China Releases First Census in a Decade

Still the most populous country, but for how long . . . 

China’s National Bureau of Statistics has released the results of its seventh and once-a-decade census. The census covers the population of mainland China and excludes Hong Kong and Macau. It shows that the Chinese population increased by 5.38 per cent in 2020, reaching 1.41 billion, the lowest increase since China began collecting census data in 1953. The census also shows that China’s elderly population is increasing, with the number of people aged 60 and above jumping by 50 per cent compared to 10 years ago. The 15-to-59 age group, comprising most of the working population and representing about two-thirds of the total population, dropped by seven per cent. The urban population is also increasing, with 64 per cent of the population now living in urban centres, a 14 percentage-point increase since 2010.
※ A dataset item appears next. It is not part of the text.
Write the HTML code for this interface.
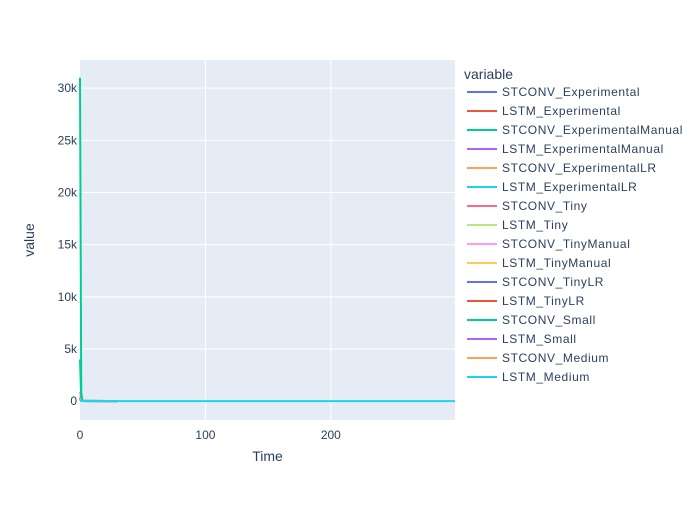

Significant gender imbalance . . .

Another striking reveal from the census is China’s increasing gender imbalance and low birth rate. The one-child policy, implemented in 1978 to slow the population growth and subsequently relaxed in 2016, is believed to have led to a skewed population. According to the census, 111.3 boys were born for every 100 girls in 2020, with women making up only 48.76 per cent of the population. But the one-child policy doesn’t explain everything; experts also point to the decreasing birth rate in China, a phenomenon that started before the implementation of the restrictive policy to explain China’s flattening population growth. They argue for better family planning but warn that encouraging families to have more children will be more complicated than implementing birth limits.

Has China’s population reached its peak?

Many factors are contributing to China’s relatively slower population growth, including fewer women of childbearing age, as well as couples opting to delay having children or not having them at all due to the high cost of raising kids. This is one of China’s biggest long-term, socio-economic challenges: keeping the economy growing while the population shrinks and ages. While Chinese authorities insist that transitioning from a low-end manufacturing economy to boosting automation and prioritizing digital and high-tech industries will help, Beijing says it will also implement measures to encourage childbirth. Chinese demographers indeed warn that, without an increase in the birth level, India will soon replace China as the most populous country in the world by 2023 or 2024.